Closed mmiladi closed 7 years ago
Actually there are two wrappers to check, searching with CM and collect result
@mmiladi yeah here the threshold is very high, but in Collect results step, when we define clusters there we also have a parameter for E-value which is, if i'm not wrong, 0.01. So cmsearch reports more sequences and then in Collect Results step we take only ones that satisfy our E-value
So i don't really understand what's the problem, i mean what should i do?should i change the default value of E-val in cmsearch for GraphClust? to smtg lower ?
I see now. The problem is with the default setting CMsearch uses E-value and returns too much low quality matches(Eval<10) and the Collect-results uses CM-bitscore. In my tests the combination doesn't work well. I think it's time to deviate Galaxy pipeline default param values from the perl-pipeline defaults. I collect a list of settings to change in default mode.

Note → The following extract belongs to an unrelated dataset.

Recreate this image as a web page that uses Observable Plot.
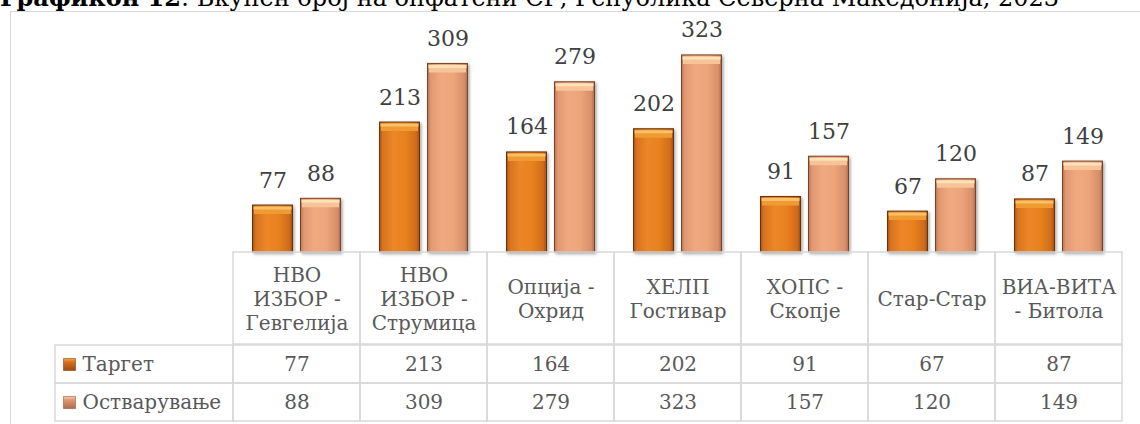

ok, the question is should i change this values in tools, or just update workflows? and also in perl-pipeline Results-top-num by default is 5, no? and what to put for window-size and shift? cz again i took this values from original pipe-line.
It's not urgent and the list may not be complete. We can discuss next week how best would be to do it.
Cmsearch step has two types of thresholds: Reporting & Inclusion The reporting threshold is so high by default (E-val 10) and should not be changed if it used as the output for the next step. @eteriSokhoyan Pls have look at this.